Global credit rating agency Capital Intelligence (CI) has affirmed the long-term foreign currency rating (LT FCR) and long-term local currency Rating (LT LCR) of Qatar at ‘AA-’.
The sovereign’s short-term FCR (ST FCR) and short-term LCR (ST LCR) have been affirmed at ‘A1+’. The outlook for the ratings remains "stable".
The ratings are supported by Qatar’s very strong external position, with large current account surpluses and substantial government assets under the management of the sovereign wealth fund, the Qatar Investment Authority (QIA).
The ratings are also supported by the sovereign’s very large hydrocarbon reserves, high fiscal strength, and low domestic political risk.
Qatar’s public and external finances are very strong, reflecting large surpluses and substantial holdings of external assets. The QIA’s total assets are estimated to be in the region of $450bn (around 199% of gross domestic product or GDP in 2022), largely amassed during periods of high hydrocarbon prices.

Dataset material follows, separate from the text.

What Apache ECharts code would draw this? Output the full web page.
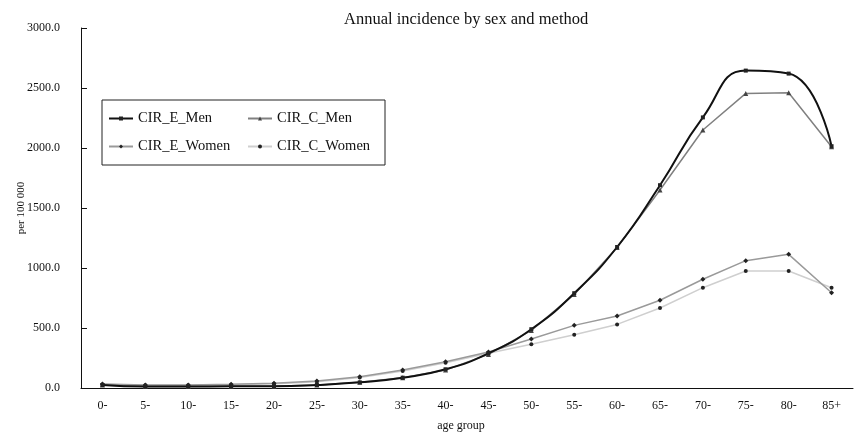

Qatar’s fiscal and external positions continue to benefit from the sharp surge in hydrocarbon prices and increasing demand for Qatari liquefied natural gas (LNG).
According to CI’s estimates, gross central government debt (including short-term treasury bills and overdrafts from banks) is expected to decline further to 56% of GDP in 2022, from a peak of 73.6% in 2020, reflecting nominal GDP growth and large primary budget surpluses.
It expects debt dynamics to remain favourable in the medium term, resulting in a further decrease in the central government debt ratio to 50.4% in 2024.
CI expects that the current account surplus will increase to 19.8% of GDP in 2022 (14.5% in 2021), and to average 12.6% in 2023-24. The central government budget surplus is also expected to triple to 12% of GDP in 2022 (4.1% in 2021), and to average 9.1% in 2023-24.
Qatar’s ratings are underpinned by very large hydrocarbon reserves (around 12.9% of global gas reserves) and associated export capacity, which in turn provide the government with substantial financial means.
Given the large hydrocarbon exports and rather small population, GDP per capita is expected to exceed $80,000 this year.
Qatar’s economic strength is deemed moderate, reflecting dependence on hydrocarbons which accounted for 37% of GDP in 2021. Economic activity has picked up since 2021 in view of the rebound in both the hydrocarbon and non-hydrocarbon sectors.
"We have upwardly revised our GDP growth forecasts for 2022 to 4.5% (previously 4%), reflecting the increase in LNG production," the rating agency said.
Moreover, non-hydrocarbon activity, particularly in the services sector, is expected to be supported by the hosting of the 2022 FIFA World Cup. The short- to medium-term growth outlook remains "favourable", with real GDP expected to grow by an average of 3.9% in 2023-24.